* **Task statement**
Leaving out the pictures, retype the lines from the beginning of the listing through the line containing "const rightAxisTitle = 'Cum.".

··· Raw data

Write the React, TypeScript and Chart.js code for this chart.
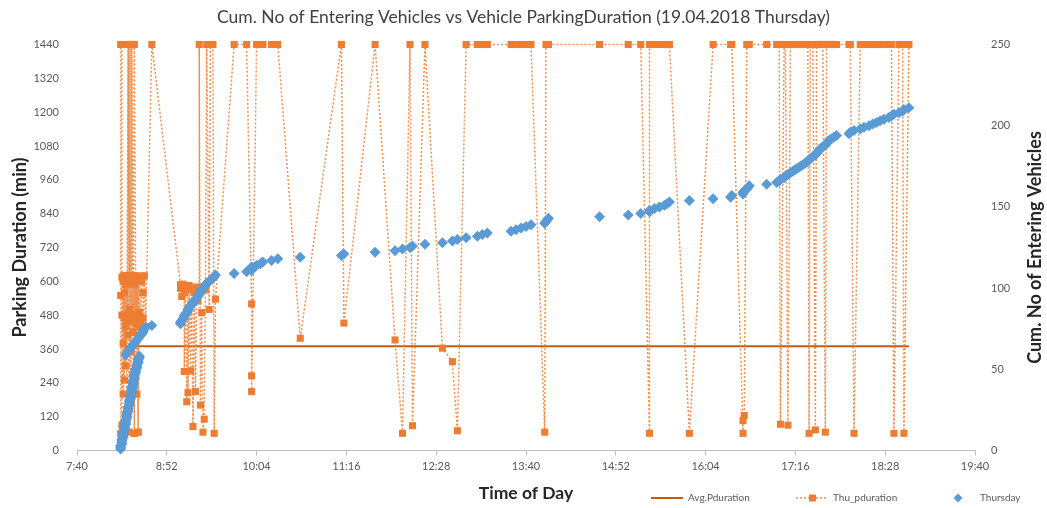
import React, { useEffect, useRef } from 'react';
import { Chart, registerables } from 'chart.js';

Chart.register(...registerables);

const FONT = 'Lato, "Liberation Sans", sans-serif';

const chartTitle = 'Cum. No of Entering Vehicles vs Vehicle ParkingDuration (19.04.2018 Thursday)';
const seriesNames = ['Avg.Pduration', 'Thu_pduration', 'Thursday'];
const xAxisTitle = 'Time of Day';
const leftAxisTitle = 'Parking Duration (min)';
const rightAxisTitle = 'Cum. No of Entering Vehicles';

const timeTickLabels = ['7:40', '8:52', '10:04', '11:16', '12:28', '13:40', '14:52', '16:04', '17:16', '18:28', '19:40'];

// entry time of each vehicle, minutes after midnight
const entryMinutes = [
  495, 495, 495, 496, 496, 496, 496, 497, 497, 497,
  497, 498, 498, 498, 498, 499, 499, 499, 499, 500,
  500, 500, 500, 501, 501, 501, 501, 502, 502, 502,
  502, 503, 503, 503, 503, 504, 504, 504, 504, 505,
  505, 505, 505, 506, 506, 506, 506, 507, 507, 507,
  508, 508, 508, 509, 509, 509, 510, 510,
  499, 500, 501, 502, 503, 504, 505, 506, 507, 508,
  509, 510, 511, 512, 513, 513, 514, 515,
  520,
  543, 543, 544, 545, 546, 546, 547, 548, 549, 549,
  550, 551, 552, 553, 554, 555, 556, 557, 558, 558,
  559, 560, 561, 562, 563, 564, 566, 567, 569, 570,
  571,
  586, 596, 600, 600, 600, 604, 607, 609, 616, 621,
  639, 672, 674, 699, 715, 721, 727, 729, 739, 753,
  761, 765, 772, 781, 785, 789, 808, 812, 816, 820,
  824, 835, 836, 837, 838, 879, 902, 912, 919, 919,
  923, 927, 931, 933, 935, 951, 970, 984, 985, 994,
  994, 995, 997, 998, 999, 1013, 1021, 1023, 1024, 1027,
  1028, 1030, 1032, 1034, 1036, 1038, 1040, 1042, 1044, 1046,
  1047, 1048, 1050, 1052, 1053, 1054, 1055, 1056, 1058, 1060,
  1061, 1062, 1063, 1065, 1067, 1069, 1079, 1080, 1083, 1088,
  1091, 1095, 1098, 1101, 1104, 1107, 1111, 1113, 1115, 1119,
  1122, 1123, 1127,
];

// parking duration of each vehicle (min)
const parkingDuration = [
  60, 550, 1440, 1440, 90, 480, 615, 380, 600, 610,
  200, 470, 620, 250, 560, 440, 615, 590, 300, 605,
  480, 120, 620, 410, 1440, 590, 460, 65, 615, 1440,
  500, 350, 620, 1440, 180, 610, 470, 1440, 600, 420,
  615, 240, 480, 620, 460, 60, 590, 450, 610, 380,
  200, 620, 470, 600, 65, 615, 490, 440,
  610, 470, 1440, 620, 180, 1440, 420, 1440, 610, 480,
  65, 615, 450, 600, 560, 470, 620, 440,
  1440,
  588, 575, 546, 590, 560, 280, 580, 173, 570, 205,
  585, 282, 575, 85, 560, 209, 580, 530, 570, 1440,
  161, 489, 65, 111, 570, 1440, 500, 1440, 1440, 61,
  537,
  1440, 1440, 520, 265, 209, 1440, 1440, 1440, 1440, 1440,
  398, 1440, 452, 1440, 392, 61, 1440, 88, 1440, 363,
  315, 70, 1440, 1440, 1440, 1440, 1440, 1440, 1440, 1440,
  1440, 65, 1440, 1440, 1440, 1440, 1440, 1440, 61, 1440,
  1440, 1440, 1440, 1440, 1440, 61, 1440, 1440, 1440, 61,
  106, 124, 1440, 1440, 1440, 1440, 1440, 1440, 93, 1440,
  1440, 90, 1440, 1440, 1440, 1440, 1440, 1440, 1440, 1440,
  61, 1440, 1440, 73, 1440, 1440, 1440, 1440, 1440, 65,
  1440, 1440, 1440, 1440, 1440, 1440, 1440, 1440, 61, 1440,
  1440, 1440, 1440, 1440, 1440, 1440, 1440, 1440, 61, 1440,
  1440, 61, 1440,
];

// cumulative number of entering vehicles
const cumulativeVehicles = [
  1, 2, 3, 4, 5, 6, 7, 8, 9, 10,
  11, 12, 13, 14, 15, 16, 17, 18, 19, 20,
  21, 22, 23, 24, 25, 26, 27, 28, 29, 30,
  31, 32, 33, 34, 35, 36, 37, 38, 39, 40,
  41, 42, 43, 44, 45, 46, 47, 48, 49, 50,
  51, 52, 53, 54, 55, 56, 57, 58,
  59, 60, 61, 62, 63, 64, 65, 66, 67, 68,
  69, 70, 71, 72, 73, 74, 75, 76,
  77,
  78, 79, 80, 81, 82, 83, 84, 85, 86, 87,
  88, 89, 90, 91, 92, 93, 94, 95, 96, 97,
  98, 99, 100, 101, 102, 103, 104, 105, 106, 107,
  108,
  109, 110, 111, 112, 113, 114, 115, 116, 117, 118,
  119, 120, 121, 122, 123, 124, 125, 126, 127, 128,
  129, 130, 131, 132, 133, 134, 135, 136, 137, 138,
  139, 140, 141, 142, 143, 144, 145, 146, 147, 148,
  149, 150, 151, 152, 153, 154, 155, 156, 157, 158,
  159, 160, 161, 162, 163, 164, 165, 166, 167, 168,
  169, 170, 171, 172, 173, 174, 175, 176, 177, 178,
  179, 180, 181, 182, 183, 184, 185, 186, 187, 188,
  189, 190, 191, 192, 193, 194, 195, 196, 197, 198,
  199, 200, 201, 202, 203, 204, 205, 206, 207, 208,
  209, 210, 211,
];

const avgLineTimes = [495, 1127];
const avgLineDuration = [370, 370];

const AVG_COLOR = '#C55A11';
const DUR_COLOR = '#ED7D31';
const DUR_LINE_COLOR = 'rgba(237,125,49,0.85)';
const CUM_COLOR = '#5B9BD5';

const overlayPlugin = {
  id: 'overlay',
  afterDraw(chart: any) {
    const ctx = chart.ctx as CanvasRenderingContext2D;
    const area = chart.chartArea;
    // right axis title (reads bottom to top)
    ctx.save();
    ctx.font = `bold 18px ${FONT}`;
    ctx.fillStyle = '#262626';
    ctx.textAlign = 'center';
    ctx.textBaseline = 'middle';
    ctx.translate(1035, (area.top + area.bottom) / 2);
    ctx.rotate(-Math.PI / 2);
    ctx.fillText(rightAxisTitle, 0, 0);
    ctx.restore();

    // legend
    const ly = 498;
    ctx.save();
    ctx.font = `10px ${FONT}`;
    ctx.fillStyle = '#595959';
    ctx.textAlign = 'left';
    ctx.textBaseline = 'middle';
    // Avg
    ctx.strokeStyle = AVG_COLOR;
    ctx.lineWidth = 2;
    ctx.beginPath();
    ctx.moveTo(651, ly);
    ctx.lineTo(683, ly);
    ctx.stroke();
    ctx.fillText(seriesNames[0], 688, ly);
    // Thu_pduration
    ctx.strokeStyle = DUR_LINE_COLOR;
    ctx.lineWidth = 1.5;
    ctx.setLineDash([2, 2]);
    ctx.beginPath();
    ctx.moveTo(796, ly);
    ctx.lineTo(828, ly);
    ctx.stroke();
    ctx.setLineDash([]);
    ctx.fillStyle = DUR_COLOR;
    ctx.fillRect(809, ly - 3.5, 7, 7);
    ctx.fillStyle = '#595959';
    ctx.fillText(seriesNames[1], 833, ly);
    // Thursday
    ctx.fillStyle = CUM_COLOR;
    ctx.beginPath();
    ctx.moveTo(958, ly - 4.5);
    ctx.lineTo(962.5, ly);
    ctx.lineTo(958, ly + 4.5);
    ctx.lineTo(953.5, ly);
    ctx.closePath();
    ctx.fill();
    ctx.fillStyle = '#595959';
    ctx.fillText(seriesNames[2], 980, ly);
    ctx.restore();
  },
};

export default function App() {
  const canvasRef = useRef<HTMLCanvasElement | null>(null);

  useEffect(() => {
    if (!canvasRef.current) return;
    const durationPoints = entryMinutes.map((t, i) => ({ x: t, y: parkingDuration[i] }));
    const cumPoints = entryMinutes.map((t, i) => ({ x: t, y: cumulativeVehicles[i] }));
    const avgPoints = avgLineTimes.map((t, i) => ({ x: t, y: avgLineDuration[i] }));

    const tickFont = { family: FONT, size: 11 };

    const chart = new Chart(canvasRef.current, {
      type: 'scatter',
      data: {
        datasets: [
          {
            label: seriesNames[2],
            data: cumPoints,
            yAxisID: 'y1',
            showLine: false,
            pointStyle: 'rectRot',
            pointRadius: 5.5,
            pointBorderWidth: 0,
            pointBackgroundColor: CUM_COLOR,
            borderColor: CUM_COLOR,
            backgroundColor: CUM_COLOR,
            order: 0,
            clip: false,
          },
          {
            label: seriesNames[1],
            data: durationPoints,
            yAxisID: 'y',
            showLine: true,
            borderColor: DUR_LINE_COLOR,
            borderWidth: 1.5,
            borderDash: [2, 2],
            tension: 0,
            pointStyle: 'rect',
            pointRadius: 5,
            pointBorderWidth: 0,
            pointBackgroundColor: DUR_COLOR,
            backgroundColor: DUR_COLOR,
            order: 1,
            clip: false,
          },
          {
            label: seriesNames[0],
            data: avgPoints,
            yAxisID: 'y',
            showLine: true,
            borderColor: AVG_COLOR,
            borderWidth: 2,
            pointRadius: 0,
            order: 2,
            clip: false,
          },
        ],
      } as any,
      options: {
        animation: false,
        responsive: true,
        maintainAspectRatio: false,
        layout: { padding: 0 },
        plugins: {
          legend: { display: false },
          tooltip: { enabled: false },
          title: {
            display: true,
            text: chartTitle,
            color: '#404040',
            font: { family: FONT, size: 17.5, weight: 'normal' },
            padding: { top: 7, bottom: 16.5 },
          },
        },
        scales: {
          x: {
            type: 'linear',
            position: 'bottom',
            min: 460,
            max: 1180,
            ticks: {
              stepSize: 72,
              color: '#595959',
              font: tickFont,
              padding: 4,
              maxRotation: 0,
              autoSkip: false,
              callback: (_v: any, i: number) => timeTickLabels[i],
            },
            grid: {
              display: true,
              drawOnChartArea: false,
              drawTicks: true,
              tickLength: 5,
              color: '#BFBFBF',
            },
            border: { display: true, color: '#BFBFBF', width: 1 },
            title: {
              display: true,
              text: xAxisTitle,
              color: '#262626',
              font: { family: FONT, size: 17.5, weight: 'bold' },
              padding: { top: 0, bottom: 4 },
            },
            afterFit: (s: any) => { s.height = 57.5; },
          },
          y: {
            type: 'linear',
            position: 'left',
            min: 0,
            max: 1440,
            ticks: { stepSize: 120, color: '#595959', font: tickFont, padding: 10, callback: (v: any) => String(v) },
            grid: { display: false },
            border: { display: false },
            title: {
              display: true,
              text: leftAxisTitle,
              color: '#262626',
              font: { family: FONT, size: 18, weight: 'bold' },
              padding: { top: 9, bottom: 0 },
            },
            afterFit: (s: any) => { s.width = 77; },
          },
          y1: {
            type: 'linear',
            position: 'right',
            min: 0,
            max: 250,
            ticks: { stepSize: 50, color: '#595959', font: tickFont, padding: 8, callback: (v: any) => String(v) },
            grid: { display: false },
            border: { display: false },
            title: { display: false },
            afterFit: (s: any) => { s.width = 72; },
          },
        },
      } as any,
      plugins: [overlayPlugin],
    });
    return () => chart.destroy();
  }, []);

  return (
    <div style={{ position: 'fixed', left: 0, top: 0, width: 1047, height: 508, background: '#fff' }}>
      <canvas ref={canvasRef} />
    </div>
  );
}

······

* **The answer**
Write the React, TypeScript and Chart.js code for this chart.
import React, { useEffect, useRef } from 'react';
import { Chart, registerables } from 'chart.js';

Chart.register(...registerables);

const FONT = 'Lato, "Liberation Sans", sans-serif';

const chartTitle = 'Cum. No of Entering Vehicles vs Vehicle ParkingDuration (19.04.2018 Thursday)';
const seriesNames = ['Avg.Pduration', 'Thu_pduration', 'Thursday'];
const xAxisTitle = 'Time of Day';
const leftAxisTitle = 'Parking Duration (min)';
const rightAxisTitle = 'Cum. No of Entering Vehicles';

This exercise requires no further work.